Your astrological week ahead, with Psychic Bob
Leo (23 JUL-22 AUG)
On Saturday you return your sausage dog to the pet shop, because the sausages he makes taste revolting.
This week, you will mostly be eating curry and doing pills in South America. It’s surreal, like something from Salvador Dhal E.
Libra (23 SEP-23 OCT)
Why not watch an American ‘bromance’ film where the lead male character is a raucous free spirit until some woman tries to make him settle down, they both become unhappy and she finally allows him to be a toned-down version of himself? I’m sure there must be a film like that.
Scorpio (24 OCT-21 NOV)
No, I don’t think Limahl is a French shopping precinct, actually.

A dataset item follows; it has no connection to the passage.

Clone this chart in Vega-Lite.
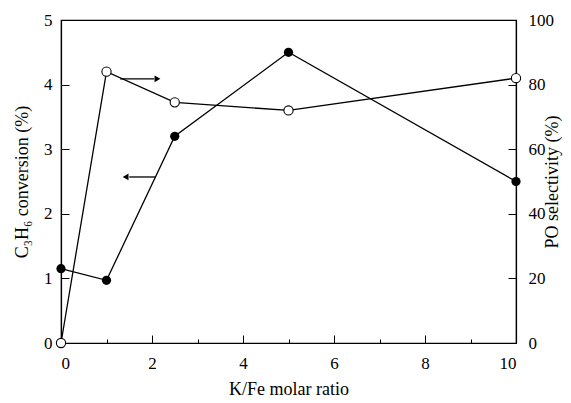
{
  "$schema": "https://vega.github.io/schema/vega-lite/v6.json",
  "width": 455,
  "height": 323,
  "autosize": "none",
  "padding": {"left": 61, "top": 20, "right": 55, "bottom": 60},
  "background": "white",
  "config": {
    "font": "Liberation Serif, 'Times New Roman', 'DejaVu Serif', serif",
    "view": {"stroke": "black", "strokeWidth": 1.2},
    "axis": {
      "domainColor": "black", "tickColor": "black", "labelColor": "black", "titleColor": "black",
      "labelFontSize": 17, "titleFontSize": 18, "titleFontWeight": "normal", "grid": false,
      "domainWidth": 1.2, "tickWidth": 1,
      "labelFont": "Liberation Serif, 'Times New Roman', 'DejaVu Serif', serif",
      "titleFont": "Liberation Serif, 'Times New Roman', 'DejaVu Serif', serif"
    }
  },
  "datasets": {
    "conv": [
      {"ratio": 0, "conv": 1.15},
      {"ratio": 1, "conv": 0.97},
      {"ratio": 2.5, "conv": 3.2},
      {"ratio": 5, "conv": 4.5},
      {"ratio": 10, "conv": 2.5}
    ],
    "sel": [
      {"ratio": 0, "sel": 0},
      {"ratio": 1, "sel": 84},
      {"ratio": 2.5, "sel": 74.5},
      {"ratio": 5, "sel": 72},
      {"ratio": 10, "sel": 82}
    ],
    "arrows": [
      {"x": 1.3, "x2": 2.05, "y": 4.09},
      {"x": 1.5, "x2": 2.07, "y": 2.57}
    ],
    "heads": [
      {"x": 2.12, "y": 4.09, "shape": "triangle-right"},
      {"x": 1.42, "y": 2.57, "shape": "triangle-left"}
    ]
  },
  "layer": [
    {
      "layer": [
        {
          "data": {"name": "conv"},
          "mark": {"type": "line", "color": "black", "strokeWidth": 1.3},
          "encoding": {
            "x": {
              "field": "ratio", "type": "quantitative",
              "scale": {"domain": [0, 10], "nice": false},
              "axis": {
                "title": "K/Fe molar ratio",
                "values": [0, 0.5, 1, 1.5, 2, 2.5, 3, 3.5, 4, 4.5, 5, 5.5, 6, 6.5, 7, 7.5, 8, 8.5, 9, 9.5, 10],
                "labelExpr": "datum.value % 2 === 0 ? format(datum.value, 'd') : ''",
                "tickSize": {"condition": {"test": "datum.value % 2 === 0", "value": -8}, "value": -4},
                "labelPadding": 20,
                "titlePadding": 9
              }
            },
            "y": {
              "field": "conv", "type": "quantitative",
              "scale": {"domain": [0, 5], "nice": false},
              "axis": {
                "title": "C₃H₆ conversion (%)",
                "values": [0, 0.25, 0.5, 0.75, 1, 1.25, 1.5, 1.75, 2, 2.25, 2.5, 2.75, 3, 3.25, 3.5, 3.75, 4, 4.25, 4.5, 4.75, 5],
                "labelExpr": "datum.value % 1 === 0 ? format(datum.value, 'd') : ''",
                "tickSize": {"condition": {"test": "datum.value % 1 === 0", "value": -8}, "value": -4},
                "labelPadding": 17,
                "titlePadding": 12
              }
            }
          }
        },
        {
          "data": {"name": "conv"},
          "mark": {"type": "point", "filled": true, "color": "black", "size": 85, "opacity": 1},
          "encoding": {
            "x": {"field": "ratio", "type": "quantitative"},
            "y": {"field": "conv", "type": "quantitative"}
          }
        },
        {
          "data": {"name": "arrows"},
          "mark": {"type": "rule", "color": "black", "strokeWidth": 1.3},
          "encoding": {
            "x": {"field": "x", "type": "quantitative"},
            "x2": {"field": "x2"},
            "y": {"field": "y", "type": "quantitative"}
          }
        },
        {
          "data": {"name": "heads"},
          "mark": {"type": "point", "filled": true, "color": "black", "size": 45, "opacity": 1},
          "encoding": {
            "x": {"field": "x", "type": "quantitative"},
            "y": {"field": "y", "type": "quantitative"},
            "shape": {"field": "shape", "type": "nominal", "scale": null}
          }
        }
      ]
    },
    {
      "layer": [
        {
          "data": {"name": "sel"},
          "mark": {"type": "line", "color": "black", "strokeWidth": 1.3},
          "encoding": {
            "x": {"field": "ratio", "type": "quantitative"},
            "y": {
              "field": "sel", "type": "quantitative",
              "scale": {"domain": [0, 100], "nice": false},
              "axis": {
                "orient": "right",
                "title": "PO selectivity (%)",
                "titleAngle": -90,
                "titleBaseline": "bottom",
                "values": [0, 5, 10, 15, 20, 25, 30, 35, 40, 45, 50, 55, 60, 65, 70, 75, 80, 85, 90, 95, 100],
                "labelExpr": "datum.value % 20 === 0 ? format(datum.value, 'd') : ''",
                "tickSize": {"condition": {"test": "datum.value % 20 === 0", "value": -8}, "value": -4},
                "labelPadding": 20,
                "titlePadding": 8
              }
            }
          }
        },
        {
          "data": {"name": "sel"},
          "mark": {"type": "point", "filled": true, "fill": "white", "stroke": "black", "strokeWidth": 1.1, "size": 85, "opacity": 1},
          "encoding": {
            "x": {"field": "ratio", "type": "quantitative"},
            "y": {"field": "sel", "type": "quantitative"}
          }
        }
      ]
    }
  ],
  "resolve": {"scale": {"y": "independent"}}
}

Sagittarius (22 NOV-21 DEC)
You’ve been arguing about politics on the internet a lot recently. Why not do something slightly more dignified, like fighting in a public lavatory over a floating dog end.
Capricorn (22 DEC-19 JAN)
If I was warm, I think the first thing I’d take off would be my beret. She sounds like a wrong ‘un to me, Prince.
Aquarius (20 JAN-19 FEB)
You’ve spent years studying the least deadly of the martial arts – tofu.
Pisces (20 FEB-20 MAR)
You’ve always been proud of the fact that no matter what, you’re prepared to stand by your principles. It’s just a shame they’re so utterly ludicrous.
Aries (21 MAR-19 APR)
Time to kick the exercise regime into high gear. So sit up in bed when you eat your multipack of Quavers.
Taurus (20 APRIL – 20 MAY)
Tsk, you can never find a pen when you need one, can you? You’ll just have to find something else to masturbate with.
Gemini (21 MAY-20 JUN)
Your heart sinks when you see the policeman walking up your garden path. Because you’re married to him and he’s a dick.